僕の勤め先は長年にわたり新規採用を絞っていたから、僕より年下の人はなかなか増えず、僕は常に若者だった。
責任がどうとか現状分析をもとに最適な動きをするとか考えるまでもなく、言われたことをするだけの日々が続いた。
もともと何に対しても消極的な性格もあって、上役のオッサンどもの「こんなときの対処法」を勉強することなど当然してこなかった。
時が経って、僕もオッサンと新人さんとの間に挟まれるくらいの年齢になり、まだ役職はつかないが勤務年数もそれなりになった。

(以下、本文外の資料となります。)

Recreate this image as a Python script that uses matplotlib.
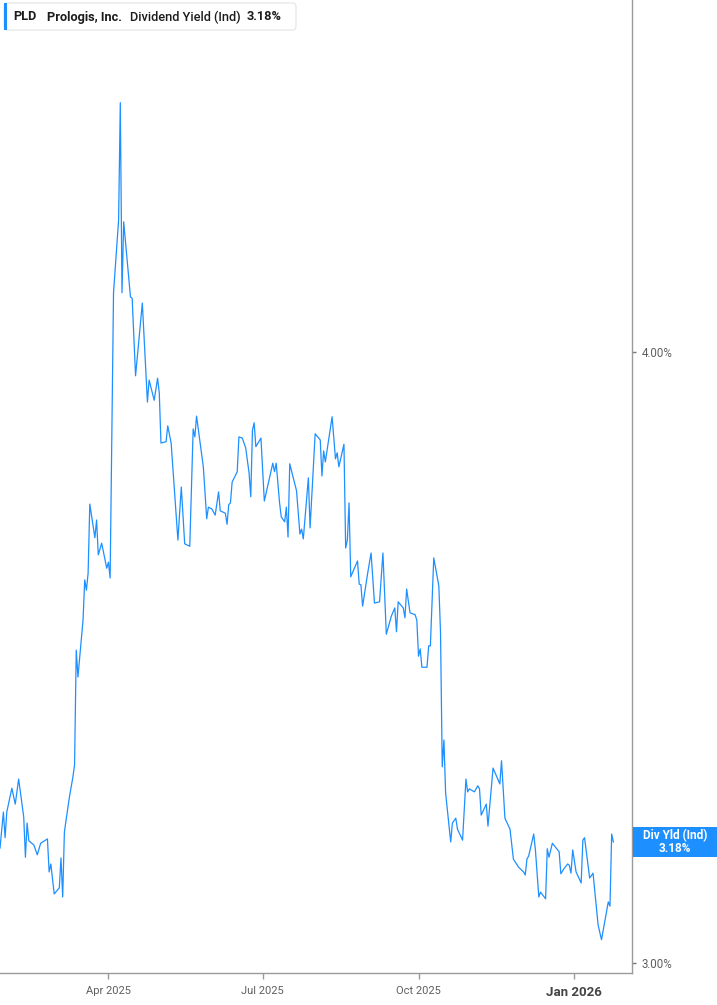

年下の人がいる、という感覚が新鮮というか違和感でしかない。僕の直属ではないにしろ同じ部署に年下の人が来たから、なにやらお教えすることもあるんだが、違和感しかない。僕は教えてもらう側ではなかったか?
この違和感が優越感に変わったら老害なんだろうな、と気を付けながらも、面倒な事柄を年下の人へ押し付けたりし始めた自分がもう嫌でしかない。
ともあれ、年下の人は僕のことを先輩だと認識しているわけで、上に書いたとおりなにやら尋ねられたらお教えしたりはするのだが、それがオッサンどもの見解と違うことがあまりに多いことに気づいた。
それと、年下の人は僕に「判断」を求めていることにも気づいた。僕に何かを言わせようとしている。僕に「指示」を出させようとしている。そこで僕はそれっぽいことを言うのだが、年下の人はそれを気に入らない。なぜかって、オッサンどもが示した大枠と僕の指示が整合しないから。
そう、ずっと消極的で勉強せず日が暮れるのをボーっと待つようなことしかしてこなかったから、どうしていいかがわからない。判断ができない。指示をするにしてもその業務の難しさとか量の多さの判断がつかない。
「これはまずい」と思いながら他方で「僕のような一生ヒラの小者が今さら焦ってどうする。オッサンへ投げるか逃げるかすればいい」とまた消極的になったりしている。
また春が来て、僕はまた歳をとり、新人さんもまたやってくる。